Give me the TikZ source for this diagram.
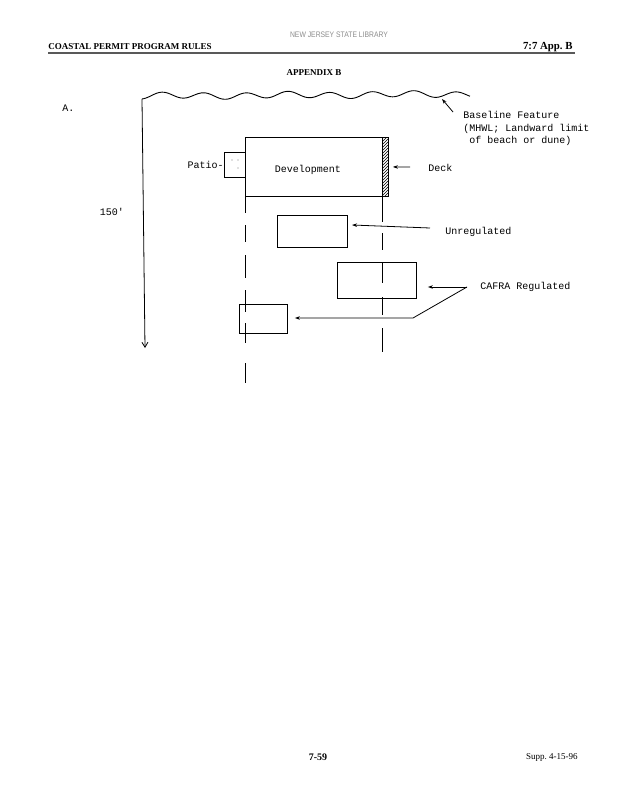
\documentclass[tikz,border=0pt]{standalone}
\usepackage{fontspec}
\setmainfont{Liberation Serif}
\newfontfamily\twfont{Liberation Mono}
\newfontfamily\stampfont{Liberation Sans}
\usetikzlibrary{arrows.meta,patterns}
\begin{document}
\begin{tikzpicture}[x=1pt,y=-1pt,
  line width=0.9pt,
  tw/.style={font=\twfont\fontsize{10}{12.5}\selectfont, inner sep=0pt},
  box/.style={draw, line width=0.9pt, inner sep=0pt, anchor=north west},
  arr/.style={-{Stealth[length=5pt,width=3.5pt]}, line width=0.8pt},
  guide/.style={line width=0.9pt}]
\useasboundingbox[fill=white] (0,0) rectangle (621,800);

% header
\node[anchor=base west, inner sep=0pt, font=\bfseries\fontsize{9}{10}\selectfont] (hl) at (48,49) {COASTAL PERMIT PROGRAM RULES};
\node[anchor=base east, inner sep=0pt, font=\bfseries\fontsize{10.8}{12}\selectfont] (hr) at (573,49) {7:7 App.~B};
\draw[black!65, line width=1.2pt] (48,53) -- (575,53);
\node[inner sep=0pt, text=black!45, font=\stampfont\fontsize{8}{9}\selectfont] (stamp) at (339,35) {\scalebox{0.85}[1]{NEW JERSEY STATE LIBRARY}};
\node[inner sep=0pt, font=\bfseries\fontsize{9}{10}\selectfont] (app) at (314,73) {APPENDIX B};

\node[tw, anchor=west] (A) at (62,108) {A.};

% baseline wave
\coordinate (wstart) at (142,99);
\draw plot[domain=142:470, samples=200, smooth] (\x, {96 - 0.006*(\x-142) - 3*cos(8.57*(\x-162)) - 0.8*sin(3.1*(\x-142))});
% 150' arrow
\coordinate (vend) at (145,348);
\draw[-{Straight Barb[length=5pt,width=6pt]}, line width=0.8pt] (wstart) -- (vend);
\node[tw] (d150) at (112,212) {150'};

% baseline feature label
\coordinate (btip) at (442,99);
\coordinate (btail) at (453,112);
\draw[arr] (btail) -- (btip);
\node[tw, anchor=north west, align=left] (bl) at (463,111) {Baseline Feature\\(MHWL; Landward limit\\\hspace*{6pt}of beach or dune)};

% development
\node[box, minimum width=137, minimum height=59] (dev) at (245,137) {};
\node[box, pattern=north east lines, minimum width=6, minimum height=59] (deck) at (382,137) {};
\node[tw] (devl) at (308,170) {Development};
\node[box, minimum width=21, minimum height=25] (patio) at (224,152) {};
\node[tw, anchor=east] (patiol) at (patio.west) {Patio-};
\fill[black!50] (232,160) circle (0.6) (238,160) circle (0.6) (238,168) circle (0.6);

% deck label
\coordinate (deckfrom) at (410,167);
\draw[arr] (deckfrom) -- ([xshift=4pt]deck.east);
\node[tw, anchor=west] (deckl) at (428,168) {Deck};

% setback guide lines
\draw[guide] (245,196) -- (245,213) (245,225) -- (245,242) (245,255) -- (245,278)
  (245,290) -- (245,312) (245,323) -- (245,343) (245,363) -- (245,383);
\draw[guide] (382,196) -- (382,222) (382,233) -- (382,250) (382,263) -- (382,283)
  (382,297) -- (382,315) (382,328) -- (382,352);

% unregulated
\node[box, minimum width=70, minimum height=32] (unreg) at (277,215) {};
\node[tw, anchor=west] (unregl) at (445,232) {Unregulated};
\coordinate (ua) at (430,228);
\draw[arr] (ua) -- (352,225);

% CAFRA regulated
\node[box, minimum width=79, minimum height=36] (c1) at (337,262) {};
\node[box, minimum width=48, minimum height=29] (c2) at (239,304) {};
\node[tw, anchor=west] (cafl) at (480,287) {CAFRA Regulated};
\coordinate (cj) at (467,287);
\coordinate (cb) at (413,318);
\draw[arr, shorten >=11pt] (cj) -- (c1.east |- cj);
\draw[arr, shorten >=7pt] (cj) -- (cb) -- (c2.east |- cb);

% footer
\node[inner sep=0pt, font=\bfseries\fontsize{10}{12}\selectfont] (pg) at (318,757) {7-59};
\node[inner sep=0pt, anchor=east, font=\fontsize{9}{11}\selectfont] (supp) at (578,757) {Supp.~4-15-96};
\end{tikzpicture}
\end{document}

========================================

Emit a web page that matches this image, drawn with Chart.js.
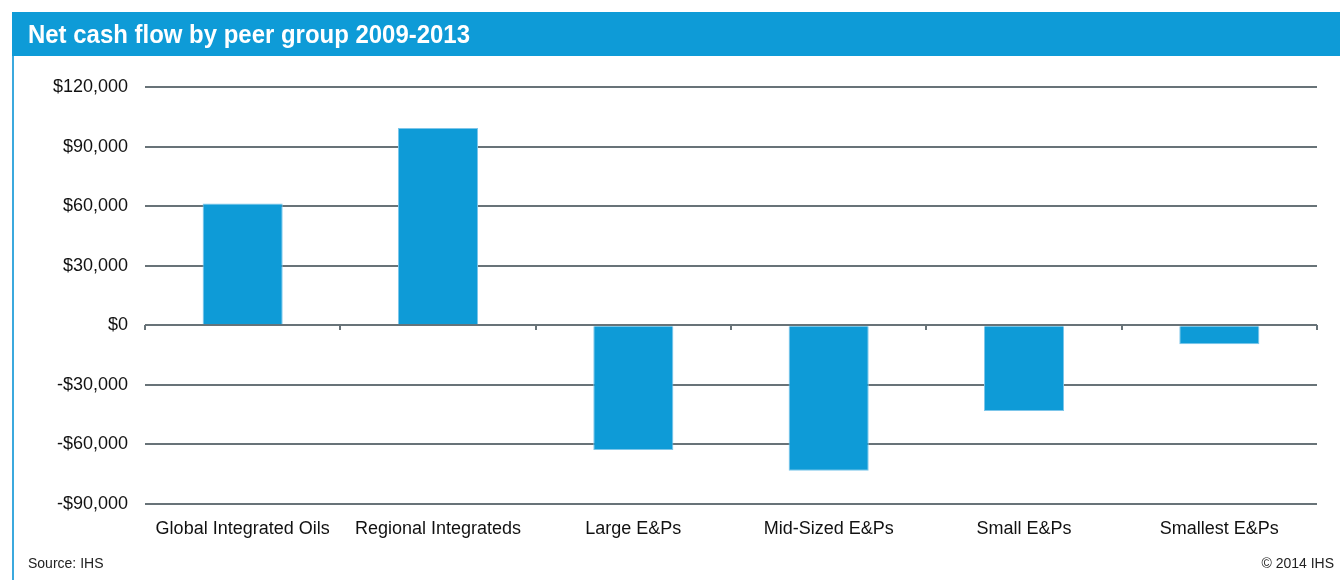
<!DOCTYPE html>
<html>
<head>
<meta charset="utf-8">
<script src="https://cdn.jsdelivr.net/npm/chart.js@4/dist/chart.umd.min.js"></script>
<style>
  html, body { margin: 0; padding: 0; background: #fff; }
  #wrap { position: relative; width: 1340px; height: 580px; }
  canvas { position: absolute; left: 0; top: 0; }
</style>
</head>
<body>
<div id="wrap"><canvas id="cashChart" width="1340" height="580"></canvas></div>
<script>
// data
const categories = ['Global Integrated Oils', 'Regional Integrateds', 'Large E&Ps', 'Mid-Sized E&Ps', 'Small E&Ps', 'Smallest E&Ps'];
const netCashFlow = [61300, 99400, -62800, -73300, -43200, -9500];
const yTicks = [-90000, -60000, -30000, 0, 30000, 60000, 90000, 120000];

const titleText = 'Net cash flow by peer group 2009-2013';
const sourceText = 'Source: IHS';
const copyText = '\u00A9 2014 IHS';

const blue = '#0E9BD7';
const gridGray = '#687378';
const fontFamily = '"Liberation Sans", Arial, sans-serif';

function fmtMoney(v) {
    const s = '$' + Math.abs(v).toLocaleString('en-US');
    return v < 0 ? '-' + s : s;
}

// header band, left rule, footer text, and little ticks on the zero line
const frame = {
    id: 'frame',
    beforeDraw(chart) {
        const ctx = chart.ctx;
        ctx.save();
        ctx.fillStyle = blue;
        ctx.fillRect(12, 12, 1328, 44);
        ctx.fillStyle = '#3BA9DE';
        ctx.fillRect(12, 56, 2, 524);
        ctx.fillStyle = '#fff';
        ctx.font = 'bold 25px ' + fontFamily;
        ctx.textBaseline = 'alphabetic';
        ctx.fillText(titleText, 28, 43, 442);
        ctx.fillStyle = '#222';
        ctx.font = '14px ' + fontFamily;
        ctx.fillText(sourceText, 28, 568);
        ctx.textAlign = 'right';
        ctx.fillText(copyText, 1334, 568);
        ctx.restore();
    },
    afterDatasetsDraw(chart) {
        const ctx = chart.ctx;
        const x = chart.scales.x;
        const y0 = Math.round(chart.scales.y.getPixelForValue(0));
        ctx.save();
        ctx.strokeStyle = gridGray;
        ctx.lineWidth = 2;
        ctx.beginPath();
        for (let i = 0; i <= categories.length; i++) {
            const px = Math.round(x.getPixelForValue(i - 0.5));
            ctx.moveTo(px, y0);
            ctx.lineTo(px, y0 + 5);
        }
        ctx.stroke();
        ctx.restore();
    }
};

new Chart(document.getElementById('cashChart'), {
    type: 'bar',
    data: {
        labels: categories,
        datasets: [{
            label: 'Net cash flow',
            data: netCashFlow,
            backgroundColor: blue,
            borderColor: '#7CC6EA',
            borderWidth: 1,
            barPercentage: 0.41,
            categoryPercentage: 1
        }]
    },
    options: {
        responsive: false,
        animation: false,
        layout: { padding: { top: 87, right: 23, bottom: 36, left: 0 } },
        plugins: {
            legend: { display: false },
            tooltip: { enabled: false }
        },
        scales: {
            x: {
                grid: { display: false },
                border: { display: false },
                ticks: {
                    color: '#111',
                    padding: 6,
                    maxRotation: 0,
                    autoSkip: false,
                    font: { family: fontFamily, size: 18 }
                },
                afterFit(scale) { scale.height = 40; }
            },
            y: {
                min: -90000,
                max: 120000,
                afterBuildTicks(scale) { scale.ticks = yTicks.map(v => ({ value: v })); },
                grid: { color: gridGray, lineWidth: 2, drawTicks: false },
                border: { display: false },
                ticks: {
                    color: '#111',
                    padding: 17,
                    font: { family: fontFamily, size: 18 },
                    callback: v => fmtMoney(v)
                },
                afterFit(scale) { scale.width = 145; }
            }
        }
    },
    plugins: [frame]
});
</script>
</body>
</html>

========================================

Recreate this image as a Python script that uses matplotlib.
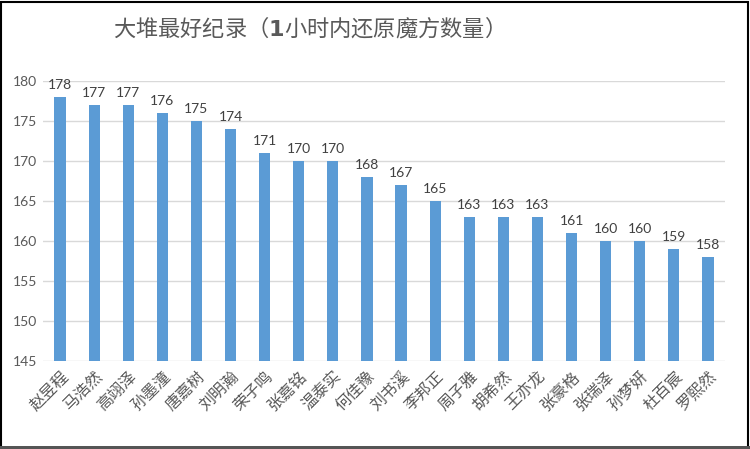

========================================

◆ **WHAT THIS TASK INVOLVES**
Would you restate, exactly and with no pictures, the lines of the entries above from the one containing "Give me the TikZ source for this diagram." through the one containing "(0,0) rectangle (621,800);"?

◆ **RESPONSE TO THIS TASK**
Give me the TikZ source for this diagram.
\documentclass[tikz,border=0pt]{standalone}
\usepackage{fontspec}
\setmainfont{Liberation Serif}
\newfontfamily\twfont{Liberation Mono}
\newfontfamily\stampfont{Liberation Sans}
\usetikzlibrary{arrows.meta,patterns}
\begin{document}
\begin{tikzpicture}[x=1pt,y=-1pt,
  line width=0.9pt,
  tw/.style={font=\twfont\fontsize{10}{12.5}\selectfont, inner sep=0pt},
  box/.style={draw, line width=0.9pt, inner sep=0pt, anchor=north west},
  arr/.style={-{Stealth[length=5pt,width=3.5pt]}, line width=0.8pt},
  guide/.style={line width=0.9pt}]
\useasboundingbox[fill=white] (0,0) rectangle (621,800);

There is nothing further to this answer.